Lightweight Silicon Carbide Sic Mirror

Lightweight Silicon Carbide Sic Mirror Product Discription

Lightweight silicon carbide mirrors are fabricated from silicon carbide material through a process of precision machining and polishing. They are characterized by their lightweight nature, high rigidity, and low thermal expansion. Asin Optics specializes in the R&D and manufacturing of high-performance, lightweight silicon carbide mirrors. We offer a comprehensive, one-stop solution encompassing polishing, coating, and metrology. Utilizing an open-cell honeycomb structure, these mirrors achieve a weight reduction of over 80% while maintaining a surface figure accuracy of 1/20λ and exceptional surface roughness precision. They are ideally suited for applications in space optics, high-energy laser systems, and cryogenic infrared systems.

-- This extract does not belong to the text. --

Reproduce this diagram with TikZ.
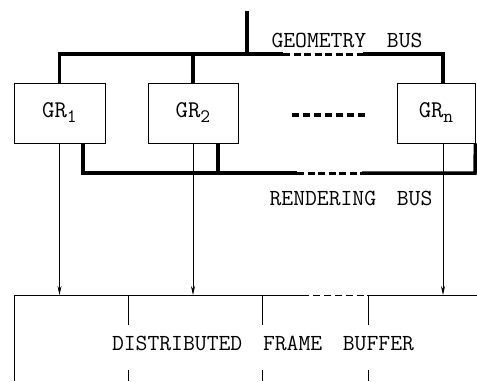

High-stiffness silicon carbide Sic Mirros Product Features

• With a Young’s modulus exceeding 400 GPa and a density below 3.2 g/cm³, SiC enables the fabrication of products with larger apertures and reduced weight.
• Silicon carbide possesses an exceptionally low coefficient of thermal expansion, allowing the surface figure of mirrors to remain invariant across a wide range of temperatures, thereby ensuring extremely high stability.
• Through precision CNC machining, we are able to realize both closed-back and open-back lightweight structural designs, achieving weight reductions of over 80%.
• We are capable of delivering mirror surface precision of up to λ/20; consequently, we can provide high reflectivity and high imaging resolution to meet the rigorous demands of lightweight optics for both scientific research and industrial laser applications.

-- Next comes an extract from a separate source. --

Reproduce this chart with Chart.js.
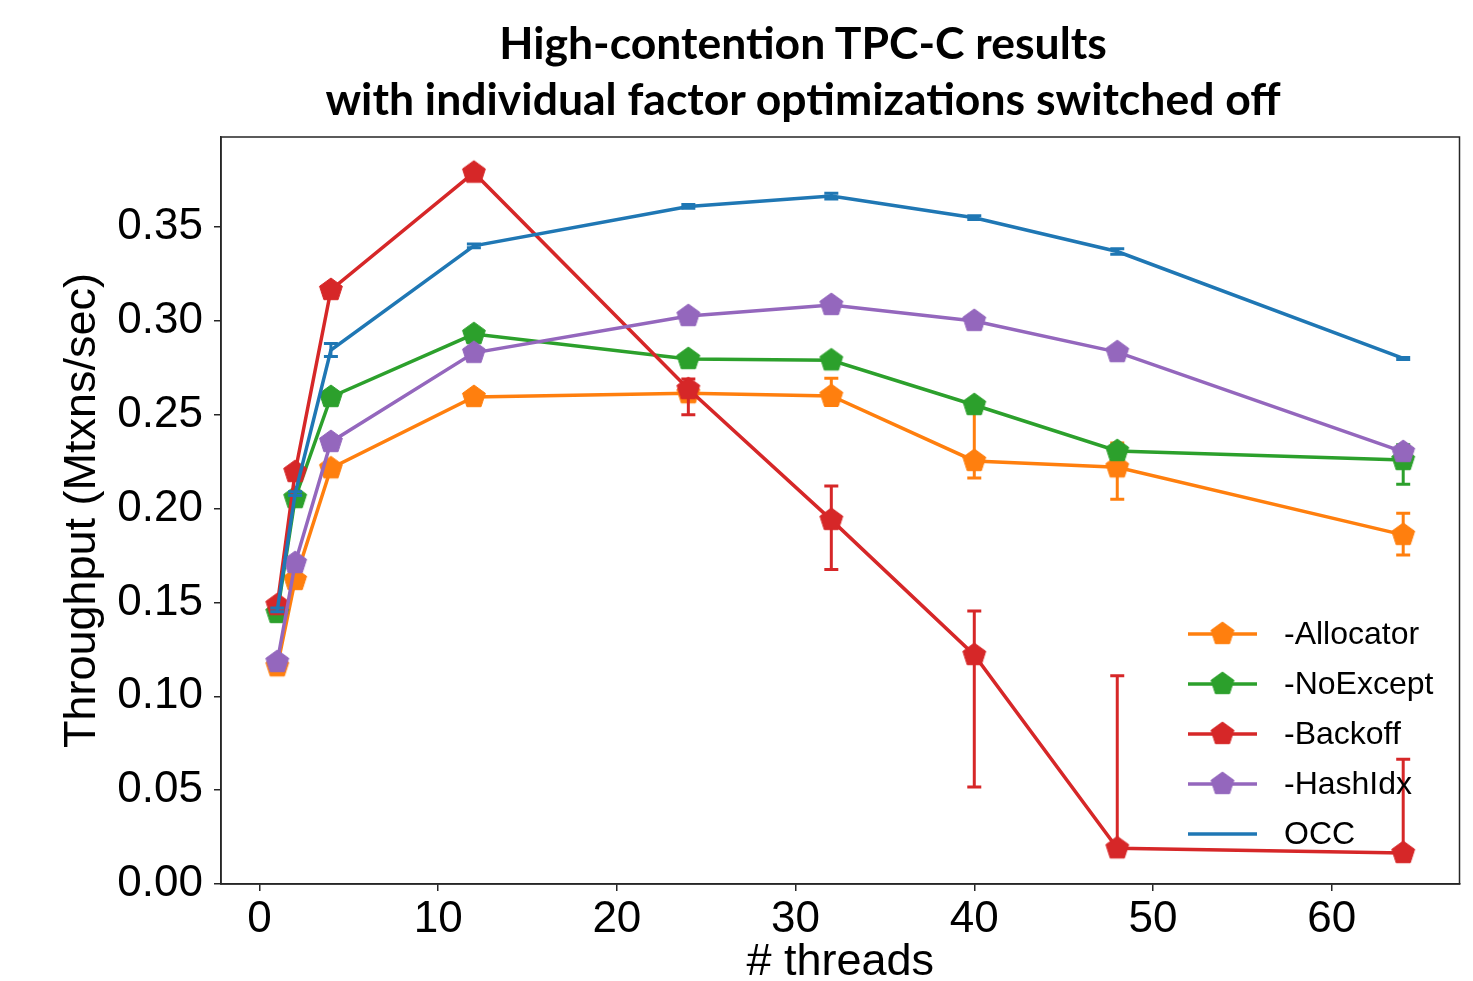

Why Choose Asin For Your Lightweight Sic Optics

1. We employ precision cutting processes—utilizing CNC machining\dimond tuning and lightweighting techniques—to ensure the dimensional accuracy of the mirror body.
2. Furthermore, we utilize nanoscale IBF polishing processes to enhance surface cleanliness and minimize light scattering.
3. We possess a comprehensive inspection system, incorporating interferometers and profilometers, to guarantee the global accuracy and stability of the mirror surface.
4. We can customize the mirror’s diameter, thickness, shape, and lightweighting scheme according to client specifications, while also offering flexible delivery schedules.

Custom Capability Of Silicon carbide reflector

Silicon carbide reflector Applications

• Laser LiDAR

  The core bottleneck in LiDAR technology is the dynamic performance of large-aperture scanning/receiving mirrors. While traditional aluminum mirrors are lightweight, they suffer from significant thermal distortion and limited surface accuracy; glass mirrors, on the other hand, have high moments of inertia, which limit scanning frequency. Silicon carbide mirrors, with their ultra-high specific stiffness, allow large-aperture mirrors to maintain near-diffractive surface profiles even during high-speed sweeping or rotation. At the same time, their thermal conductivity rapidly dissipates residual heat from laser absorption, preventing wavefront distortion caused by the thermal lensing effect. This makes them ideal optical components for long-range autonomous driving radar, atmospheric wind field measurement, 3D mapping, and satellite-borne laser altimeters.

• High-Power Lasers

  Conventional materials suffer from thermal lensing and wavefront distortion due to thermal expansion, causing a rapid deterioration in beam quality and even mirror damage. Silicon carbide possesses a thermal conductivity close to that of copper, a low CTE, and a high elastic modulus, allowing it to rapidly conduct and dissipate heat after absorption, thereby controlling thermal deformation to the nanometer scale. This means that SiC mirrors can maintain near-cold-state optical performance while withstanding continuous-wave laser irradiation of several thousand to tens of thousands of watts.

• Lithography System Components

  In extreme ultraviolet (EUV) lithography systems, all optical components are reflective, operating at a wavelength of 13.5 nanometers. This requires mirror surface accuracy at the atomic level, along with sub-nanometer stability under conditions of multilayer coating stress, high vacuum, and heat generated by exposure. Due to its low CTE (similar to silicon, which facilitates multilayer coating compatibility), extremely high specific stiffness, and outstanding thermal conductivity, silicon carbide is an ideal candidate for mirror substrates in EUV mask stages, illumination systems, and projection objectives.